> **THE TASK**:
Output the first line of the listing and each line after it, up to and including the line that contains "(0,0) rectangle (1072,405);", exactly as written, minus the pictures.
━━━━━━
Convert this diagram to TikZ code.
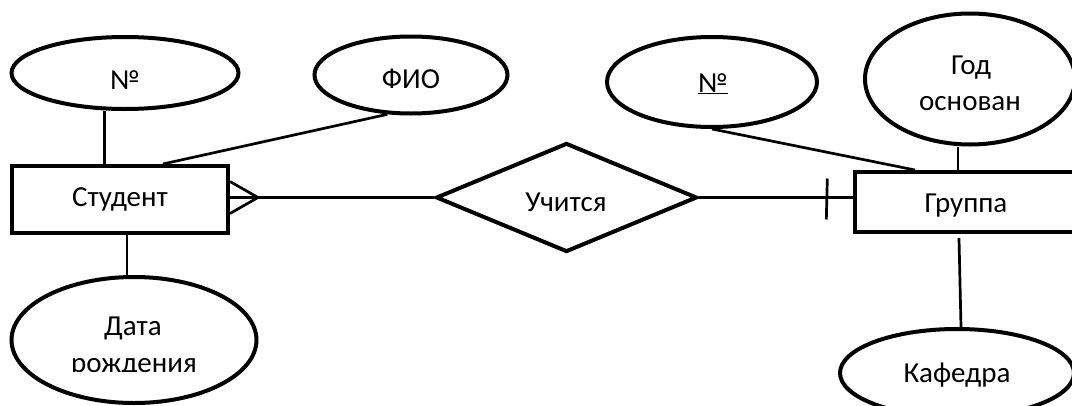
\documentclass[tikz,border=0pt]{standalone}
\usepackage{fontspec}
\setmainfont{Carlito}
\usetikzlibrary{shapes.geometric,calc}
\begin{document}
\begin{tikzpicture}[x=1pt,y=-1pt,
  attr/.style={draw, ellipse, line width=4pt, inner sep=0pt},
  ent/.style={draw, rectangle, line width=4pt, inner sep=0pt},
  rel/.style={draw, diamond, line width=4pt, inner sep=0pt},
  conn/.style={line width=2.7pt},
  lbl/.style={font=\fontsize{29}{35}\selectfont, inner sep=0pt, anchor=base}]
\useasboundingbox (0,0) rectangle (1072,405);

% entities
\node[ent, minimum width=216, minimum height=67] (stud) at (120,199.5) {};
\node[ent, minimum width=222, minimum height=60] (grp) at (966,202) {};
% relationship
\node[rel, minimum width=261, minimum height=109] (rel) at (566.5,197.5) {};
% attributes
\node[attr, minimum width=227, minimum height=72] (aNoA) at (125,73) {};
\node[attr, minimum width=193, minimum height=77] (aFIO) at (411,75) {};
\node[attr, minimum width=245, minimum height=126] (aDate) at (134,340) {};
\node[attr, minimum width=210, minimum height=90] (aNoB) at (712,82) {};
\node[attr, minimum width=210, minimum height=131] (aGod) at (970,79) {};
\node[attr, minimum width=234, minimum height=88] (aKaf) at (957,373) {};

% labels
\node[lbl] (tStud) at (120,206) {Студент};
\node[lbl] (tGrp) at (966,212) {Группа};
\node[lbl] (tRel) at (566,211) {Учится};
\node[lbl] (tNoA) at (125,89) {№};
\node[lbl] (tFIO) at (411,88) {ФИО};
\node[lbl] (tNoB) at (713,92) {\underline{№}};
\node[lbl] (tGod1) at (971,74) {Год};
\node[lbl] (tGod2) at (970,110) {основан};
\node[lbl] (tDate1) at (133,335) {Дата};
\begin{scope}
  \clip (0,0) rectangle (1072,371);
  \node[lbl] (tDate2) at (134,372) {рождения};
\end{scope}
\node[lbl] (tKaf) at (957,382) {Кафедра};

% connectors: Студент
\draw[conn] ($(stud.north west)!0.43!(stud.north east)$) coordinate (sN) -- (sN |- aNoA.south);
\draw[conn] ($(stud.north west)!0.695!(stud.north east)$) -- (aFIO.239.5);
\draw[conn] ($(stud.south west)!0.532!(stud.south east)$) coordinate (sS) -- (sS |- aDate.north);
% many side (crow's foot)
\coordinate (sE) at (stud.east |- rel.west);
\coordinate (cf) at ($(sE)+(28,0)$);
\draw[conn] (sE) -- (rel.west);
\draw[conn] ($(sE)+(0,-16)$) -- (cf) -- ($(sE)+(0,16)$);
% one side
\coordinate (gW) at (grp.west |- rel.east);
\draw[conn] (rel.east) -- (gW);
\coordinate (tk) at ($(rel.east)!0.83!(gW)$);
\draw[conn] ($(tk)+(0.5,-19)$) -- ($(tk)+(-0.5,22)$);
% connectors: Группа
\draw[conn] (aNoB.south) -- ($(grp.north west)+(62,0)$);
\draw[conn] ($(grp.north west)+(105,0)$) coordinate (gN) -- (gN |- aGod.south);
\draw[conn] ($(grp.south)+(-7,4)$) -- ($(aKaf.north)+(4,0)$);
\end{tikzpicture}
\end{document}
━━━━━━
> **TASK ANSWER**:
Convert this diagram to TikZ code.
\documentclass[tikz,border=0pt]{standalone}
\usepackage{fontspec}
\setmainfont{Carlito}
\usetikzlibrary{shapes.geometric,calc}
\begin{document}
\begin{tikzpicture}[x=1pt,y=-1pt,
  attr/.style={draw, ellipse, line width=4pt, inner sep=0pt},
  ent/.style={draw, rectangle, line width=4pt, inner sep=0pt},
  rel/.style={draw, diamond, line width=4pt, inner sep=0pt},
  conn/.style={line width=2.7pt},
  lbl/.style={font=\fontsize{29}{35}\selectfont, inner sep=0pt, anchor=base}]
\useasboundingbox (0,0) rectangle (1072,405);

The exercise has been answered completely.